Everyone knows that without great education, our nation suffers.
Great education is a vital link for students to become successful citizens.
I'm a Yass Prize finalist from last year.
And through that, we were able to open up our second campus in the city of Wichita.
The Yass Prize process has created an awareness of the education freedom movement within churches and communities.
It's given us an opportunity to start critical discussions with our congregations, parents, community leaders and members, about the laws that govern education in Pennsylvania.
The Yass Prize has brought together such diverse leaders
from all different demographics, all different states, all different service provider types that you can learn from.
When we follow the money, it’s ludicrous how this country is getting away with funding education.
The funding is not following children. We're trying to make better options for kids, for poor kids, middle class kids. Wealthy people have this choice, they opt out of their systems easily, why shouldn't all children have that choice?
The Yass Prize has significantly impacted the trajectory of our organization.
When we originally applied, we simply provided supplemental support services to homeschooling families. Now, we are growing into an education network that provides community, coaching, and curriculum nationwide.
The Yass Prize is centered around ensuring that this [program] provides you a stepping stone...
We don’t want you to rinse, wash, repeat. We want you to build and sustain.
Yass brought us together, creating opportunities to create an educational universe within which we can look at education differently…
we have to find academic experiences that represent neuro-divergent learners, kids who want to learn about gaming, who want to do stuff online, who dropped out of school.
Being a part of the [Yass] family confirmed that what I'm doing is right,
going against the common core and focusing on what we know is important for kids really works, and having a network of people now that also agree was super huge.
We used the Yass Prize to launch a program called Skypod catalyst, which is essentially an accelerator to help other people start microschools.
We believe very much that microschools should be bottoms up, they come from the community. They're founded by educators who know their community really well. And they want to design a learning environment for the kids in that community.

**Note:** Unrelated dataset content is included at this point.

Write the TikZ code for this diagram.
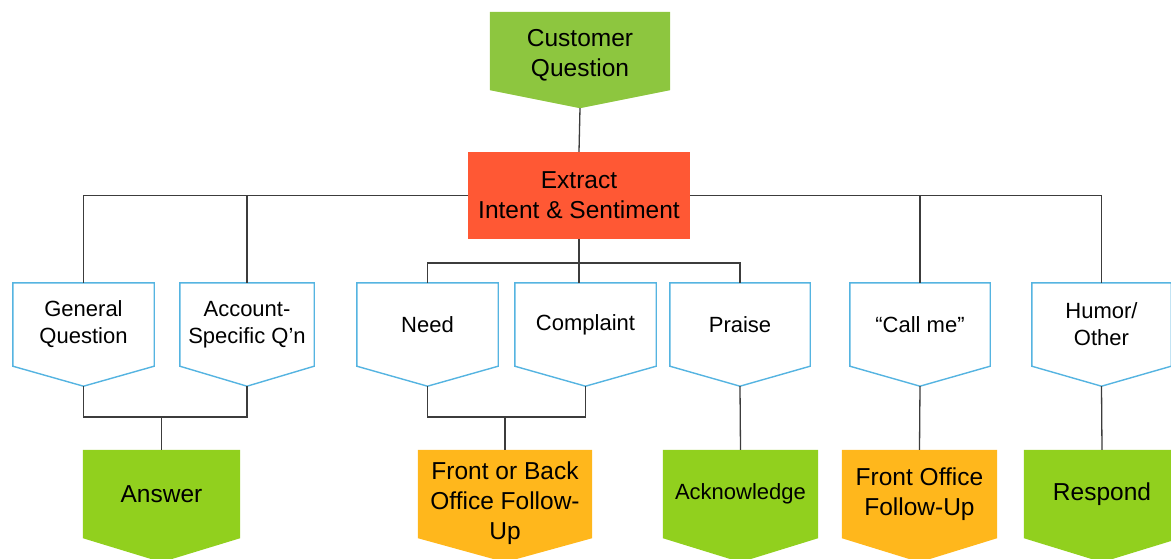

Our newest endeavor – that was part of our Yass Prize initiative – we're bringing career and technical education into the school
I'm in the process of going through the construction of a 20,000 square foot $11.5 million dollar building dedicated to career and technical education for the students in the Philadelphia region.
I’m dreaming bigger, bolder, and more bodacious [because of the Yass Prize].
It has helped me raise the ceiling on what’s possible.